Colm O'Regan: Where would we be without summer camps?

"I love the long summer holidays of course, but part of me wonders if the whole concept of summer needs to be challenged."
Colm O'Regan: Where would we be without summer camps?

Summer camps do the state some service. Pic: iStock

Fair play to the summer camps. I know there’s a bit of panic with accessing one. There’s not enough for everyone. They’re probably better for smaller children etc etc.

But still, for what’s there, just like grandparents and carers and a host of other professions and people who are the thin line between some sort of arrangement and complete chaos, the camp people should get a few plaudits. 

The people who come to the rescue during the long summer holidays.

I love the long summer holidays of course but part of me wonders if the whole concept of summer needs to be challenged. 

We need some flexibility. It looks like July is now our summer monsoon.

They might as well be in school so and watch the rain while doing tin whistle, the liom leat leis lei leo and highest common factor and instead give them May off so we can all get sneaky deals on holidays before the rest of Europe joins in.

‘There were no camps in my day, young ’uns’, I say making a pointless comparison between two different planets. 

But I grew up on a farm. My home was a camp. I could be let out for the day. I knew my boundaries. What farmer’s son isn’t aware of ditches? 

I know I’m at the age where I would advocate for children to be sent to farms to work during the summer to knock the corners off them but there aren’t many jobs for unskilled minors on farms anymore. And the ones they could do, they probably wouldn’t get insurance.

So I repeat, fair play to the camp people. We can wring our hands about the old days.

Of course, in an ideal world there should be no camps.

A gaggle of children should be hunted out the door and minded by someone about 18 months older than them as they roam the streets stealing apples from trees and infuriating the local garda on his beat with their japes.

And thanks to the design of the entire country to suit cars, and now silent ones, you wouldn’t get a wink of sleep sending them out on their bikes like the Famous Five.

Last year we sent them to Forest School. Great fun.

They just mucked about in the woods of a park with a few people who taught them how to make fires and cook on a stove.

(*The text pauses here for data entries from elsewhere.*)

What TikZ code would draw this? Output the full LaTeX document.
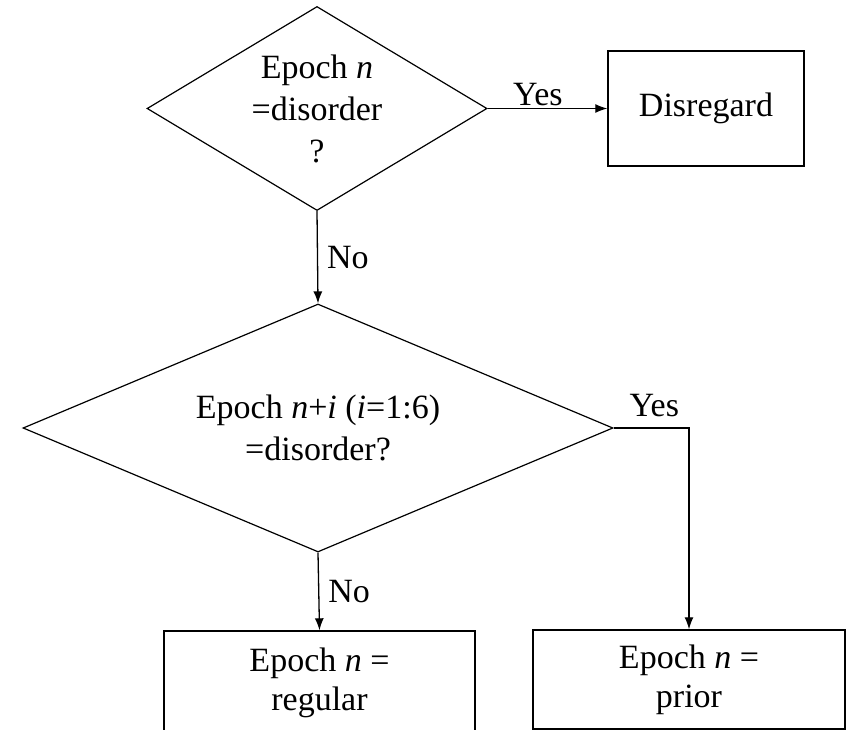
\documentclass[tikz,border=0pt]{standalone}
\usepackage{fontspec}
\setmainfont{Liberation Serif}
\usepackage{xcolor}
\usepackage{tikz}
\usetikzlibrary{shapes.geometric,arrows.meta}
\definecolor{bg}{HTML}{FFFFFF}
\definecolor{ink}{HTML}{000000}
\tikzset{
  lab/.style={text=ink, font=\fontsize{34pt}{42pt}\selectfont},
  box/.style={lab, draw=ink, line width=1.4pt, rectangle, inner sep=0pt, align=center},
  decision/.style={lab, draw=ink, line width=1.2pt, diamond, inner sep=0pt, aspect=1.6, align=center},
  flow/.style={draw=ink, line width=1.3pt, -{Latex[length=12pt,width=9pt]}}
}
\begin{document}
\begin{tikzpicture}[x=1pt,y=-1pt]
  \useasboundingbox[fill=bg] (0,0) rectangle (851,730);
  % decisions
  \node[decision, minimum width=340pt, minimum height=204pt] (ask1) at (317,108.5)
    {Epoch \textit{n}\\=disorder\\?};
  \node[decision, minimum width=590pt, minimum height=248pt] (ask2) at (318,428)
    {Epoch \textit{n}+\textit{i} (\textit{i}=1:6)\\=disorder?};
  % outcomes
  \node[box, minimum width=196pt, minimum height=115pt] (drop) at (706,108.5) {Disregard};
  \node[box, minimum width=311pt, minimum height=103pt] (regular) at (319.5,682.5)
    {\raisebox{-3pt}{Epoch \textit{n} =}\\regular};
  \node[box, minimum width=312pt, minimum height=99pt] (prior) at (689,679.5)
    {\raisebox{-3pt}{Epoch \textit{n} =}\\prior};
  % connectors
  \draw[flow] (ask1.east) -- node[lab, above, pos=0.42, inner sep=2pt] {Yes} (drop.west);
  \draw[flow] (ask1.south) -- node[lab, right, inner sep=9pt] {No} (ask2.north);
  \draw[flow] (ask2.east) -| node[lab, above, pos=0.27, inner sep=2pt, yshift=9pt] {Yes} (prior.north);
  \draw[flow] (ask2.south) -- node[lab, right, inner sep=9pt] {No} (regular.north);
\end{tikzpicture}
\end{document}
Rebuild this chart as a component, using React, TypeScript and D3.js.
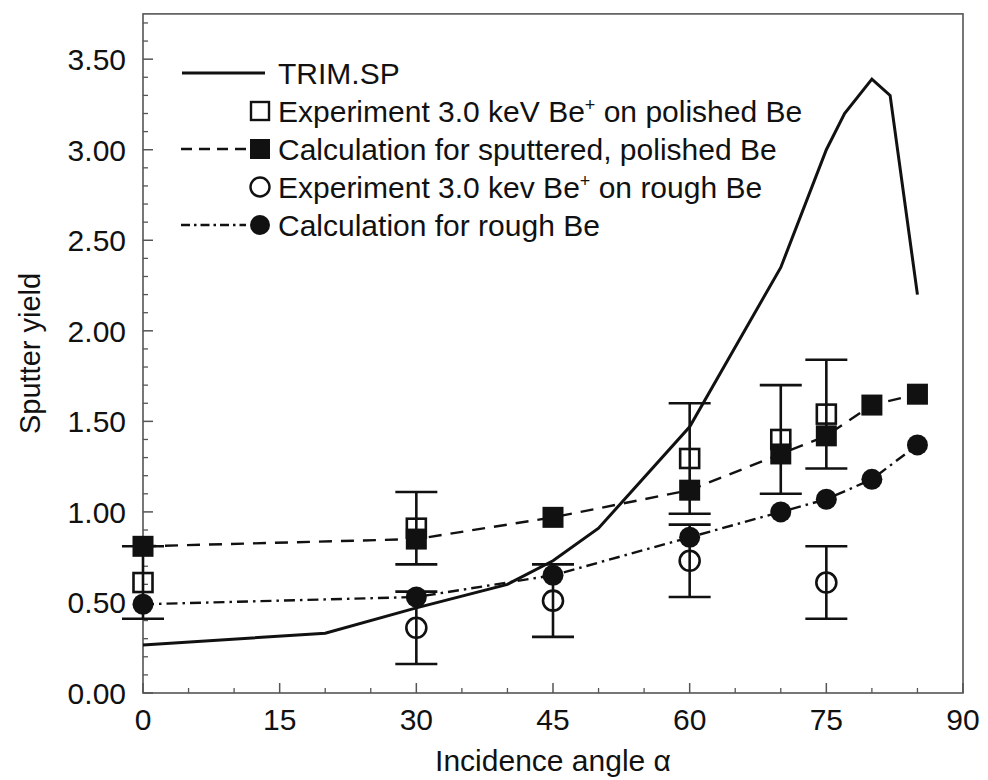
import React from "react";
import * as d3 from "d3";

// ---------- data ----------
const trimAngles = [0, 20, 30, 40, 45, 50, 60, 70, 75, 77, 80, 82, 85];
const trimYield = [0.265, 0.33, 0.47, 0.6, 0.73, 0.91, 1.47, 2.35, 3.0, 3.2, 3.39, 3.3, 2.2];

const polishedExpAngles = [0, 30, 60, 70, 75];
const polishedExpYield = [0.61, 0.91, 1.295, 1.4, 1.54];
const polishedExpErr = [0.2, 0.2, 0.305, 0.3, 0.3];

const roughExpAngles = [30, 45, 60, 75];
const roughExpYield = [0.36, 0.51, 0.73, 0.61];
const roughExpErr = [0.2, 0.2, 0.2, 0.2];

const calcAngles = [0, 30, 45, 60, 70, 75, 80, 85];
const polishedCalcYield = [0.81, 0.85, 0.97, 1.12, 1.32, 1.42, 1.59, 1.65];
const roughCalcYield = [0.49, 0.53, 0.65, 0.86, 1.0, 1.07, 1.18, 1.37];

const xTickValues = [0, 15, 30, 45, 60, 75, 90];
const yTickValues = [0, 0.5, 1.0, 1.5, 2.0, 2.5, 3.0, 3.5];

const FONT = "'Liberation Sans', Arial, Helvetica, sans-serif";
const INK = "#111";
const FRAME = "#555";

export default function App() {
  const x = d3.scaleLinear().domain([0, 90]).range([143, 963]);
  const y = d3.scaleLinear().domain([0, 3.75]).range([693, 13.9]);

  const xMinor = d3.range(0, 91, 5).filter((v) => v % 15 !== 0);
  const yMinor = d3.range(0, 37.5, 1).map((v) => v / 10).filter((v) => Math.round(v * 10) % 5 !== 0);

  const line = d3
    .line<[number, number]>()
    .x((d) => x(d[0]))
    .y((d) => y(d[1]));

  const trimPts = trimAngles.map((a, i) => [a, trimYield[i]] as [number, number]);
  const polCalcPts = calcAngles.map((a, i) => [a, polishedCalcYield[i]] as [number, number]);
  const roughCalcPts = calcAngles.map((a, i) => [a, roughCalcYield[i]] as [number, number]);

  const cap = 21;
  const sq = 19;
  const r = 10;

  const errBar = (a: number, v: number, e: number, key: string) => (
    <g key={key} stroke={INK} strokeWidth={2.6}>
      <line x1={x(a)} x2={x(a)} y1={y(v + e)} y2={y(v - e)} />
      <line x1={x(a) - cap} x2={x(a) + cap} y1={y(v + e)} y2={y(v + e)} />
      <line x1={x(a) - cap} x2={x(a) + cap} y1={y(v - e)} y2={y(v - e)} />
    </g>
  );

  const legendRows = [73, 111, 149, 187, 225];
  const lx0 = 181;
  const lMarker = 260;
  const lText = 278;

  return (
    <svg
      width={988}
      height={780}
      style={{ position: "absolute", left: 0, top: 0, background: "#fff" }}
      fontFamily={FONT}
    >
      <rect x={0} y={0} width={988} height={780} fill="#fff" />

      {/* frame */}
      <rect
        x={x(0)}
        y={y(3.75)}
        width={x(90) - x(0)}
        height={y(0) - y(3.75)}
        fill="none"
        stroke={FRAME}
        strokeWidth={1.6}
      />

      {/* y ticks */}
      {yTickValues.map((v) => (
        <g key={"yt" + v}>
          <line x1={x(0)} x2={x(0) + 10} y1={y(v)} y2={y(v)} stroke={FRAME} strokeWidth={1.5} />
          <text x={126} y={y(v)} dy="0.36em" textAnchor="end" fontSize={30} fill={INK}>
            {d3.format(".2f")(v)}
          </text>
        </g>
      ))}
      {yMinor.map((v) => (
        <line key={"ym" + v} x1={x(0)} x2={x(0) + 5} y1={y(v)} y2={y(v)} stroke={FRAME} strokeWidth={1.3} />
      ))}

      {/* x ticks */}
      {xTickValues.map((v) => (
        <g key={"xt" + v}>
          <line x1={x(v)} x2={x(v)} y1={y(0)} y2={y(0) - 10} stroke={FRAME} strokeWidth={1.5} />
          <text x={x(v)} y={730} textAnchor="middle" fontSize={30} fill={INK}>
            {v}
          </text>
        </g>
      ))}
      {xMinor.map((v) => (
        <line key={"xm" + v} x1={x(v)} x2={x(v)} y1={y(0)} y2={y(0) - 5} stroke={FRAME} strokeWidth={1.3} />
      ))}

      {/* axis titles */}
      <text x={553} y={771} textAnchor="middle" fontSize={30} fill={INK}>
        Incidence angle α
      </text>
      <text
        transform={`translate(40, ${(y(0) + y(3.75)) / 2}) rotate(-90)`}
        textAnchor="middle"
        fontSize={29}
        fill={INK}
      >
        Sputter yield
      </text>

      {/* lines */}
      <path d={line(trimPts) || ""} fill="none" stroke={INK} strokeWidth={3} strokeLinejoin="miter" />
      <path d={line(polCalcPts) || ""} fill="none" stroke={INK} strokeWidth={2.4} strokeDasharray="13 9" />
      <path d={line(roughCalcPts) || ""} fill="none" stroke={INK} strokeWidth={2.4} strokeDasharray="11 5 2.5 5" />

      {/* error bars */}
      {polishedExpAngles.map((a, i) => errBar(a, polishedExpYield[i], polishedExpErr[i], "pe" + i))}
      {roughExpAngles.map((a, i) => errBar(a, roughExpYield[i], roughExpErr[i], "re" + i))}

      {/* experiment markers (open) */}
      {polishedExpAngles.map((a, i) => (
        <rect
          key={"ps" + i}
          x={x(a) - sq / 2}
          y={y(polishedExpYield[i]) - sq / 2}
          width={sq}
          height={sq}
          fill="none"
          stroke={INK}
          strokeWidth={2.6}
        />
      ))}
      {roughExpAngles.map((a, i) => (
        <circle key={"rc" + i} cx={x(a)} cy={y(roughExpYield[i])} r={r} fill="none" stroke={INK} strokeWidth={2.6} />
      ))}

      {/* calculation markers (filled) */}
      {calcAngles.map((a, i) => (
        <rect
          key={"cs" + i}
          x={x(a) - 10.5}
          y={y(polishedCalcYield[i]) - 10.5}
          width={21}
          height={21}
          fill={INK}
        />
      ))}
      {calcAngles.map((a, i) => (
        <circle key={"cc" + i} cx={x(a)} cy={y(roughCalcYield[i])} r={10.5} fill={INK} />
      ))}

      {/* legend */}
      <g fontSize={30} fill={INK}>
        <line x1={182} x2={265} y1={legendRows[0]} y2={legendRows[0]} stroke={INK} strokeWidth={3} />
        <text x={lText} y={legendRows[0]} dy="0.36em">TRIM.SP</text>

        <rect x={lMarker - 9} y={legendRows[1] - 9} width={18} height={18} fill="none" stroke={INK} strokeWidth={2.4} />
        <text x={lText} y={legendRows[1] + 11}>
          Experiment 3.0 keV Be
          <tspan dy={-11} fontSize={18}>+</tspan>
          <tspan dy={11}> on polished Be</tspan>
        </text>

        <line x1={lx0} x2={246} y1={legendRows[2]} y2={legendRows[2]} stroke={INK} strokeWidth={2.4} strokeDasharray="11 7" />
        <rect x={lMarker - 10} y={legendRows[2] - 10} width={20} height={20} fill={INK} />
        <text x={lText} y={legendRows[2]} dy="0.36em">Calculation for sputtered, polished Be</text>

        <circle cx={lMarker} cy={legendRows[3]} r={9.5} fill="none" stroke={INK} strokeWidth={2.4} />
        <text x={lText} y={legendRows[3] + 11}>
          Experiment 3.0 kev Be
          <tspan dy={-11} fontSize={18}>+</tspan>
          <tspan dy={11}> on rough Be</tspan>
        </text>

        <line x1={lx0} x2={246} y1={legendRows[4]} y2={legendRows[4]} stroke={INK} strokeWidth={2.4} strokeDasharray="9 4 2.5 4" />
        <circle cx={lMarker} cy={legendRows[4]} r={10} fill={INK} />
        <text x={lText} y={legendRows[4]} dy="0.36em">Calculation for rough Be</text>
      </g>
    </svg>
  );
}
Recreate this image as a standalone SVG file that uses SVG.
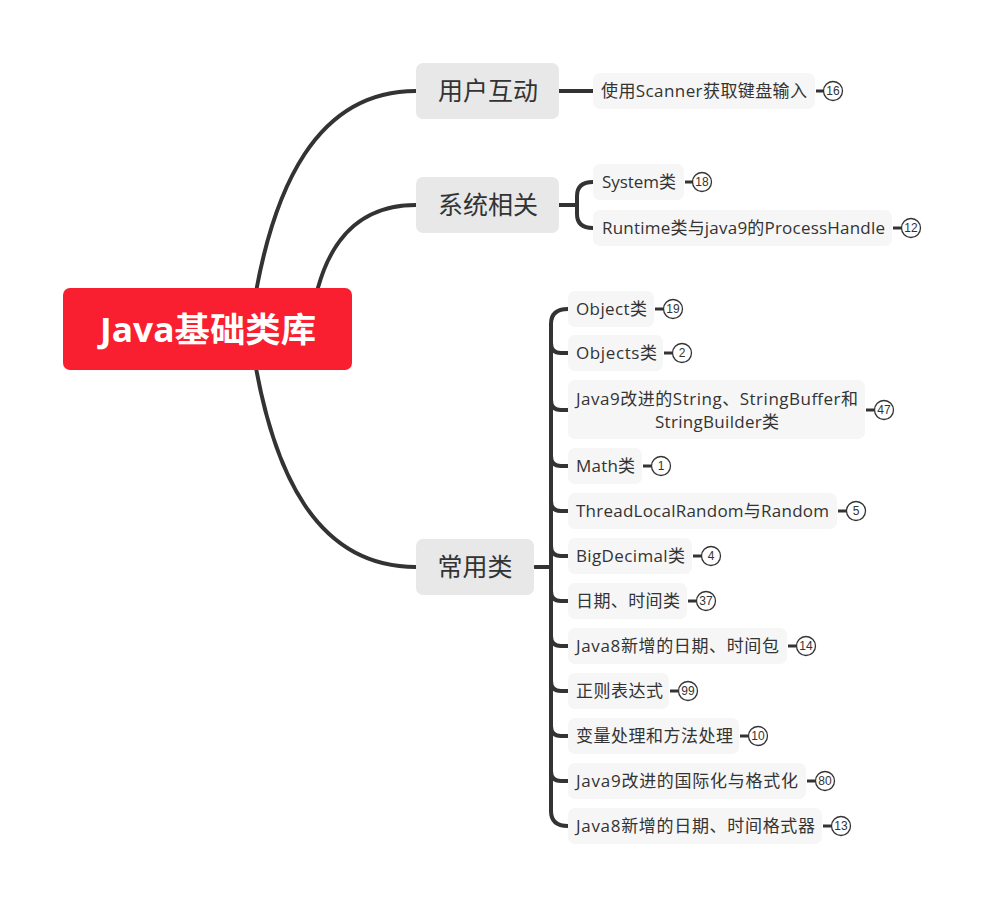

One day had to be cancelled because of an orange weather warning for rain. Orange? In July? The only orange warning should be on July 12.

And irony of ironies, in one of the dry days of Forest School some windbag was moaning at the camp organiser about the danger of teaching children about campfires with earth dripping around them.

A classic case of “why can’t children do what we did?” followed by “hey, children, stop doing what we did!”

Some camps are dearer than others, but some of the best are reasonably priced.

There are teenagers in GAA camps and local legends in youth club camps like our one.

They’re certainly not coining it for some offshore multinational. Our two are having a better time than preoccupied us can give them. 

And of course, the other ideal scenario is for us to take the whole summer off and take them Swiss Family Robinsoning somewhere ourselves.

I’d love to just take them playing with sticks and digging holes in mud. 

I would much rather mind them than work or do my VAT but that has been a surprisingly weak argument with Revenue in the past.

So to the camp people, thanks, you are doing the state some service.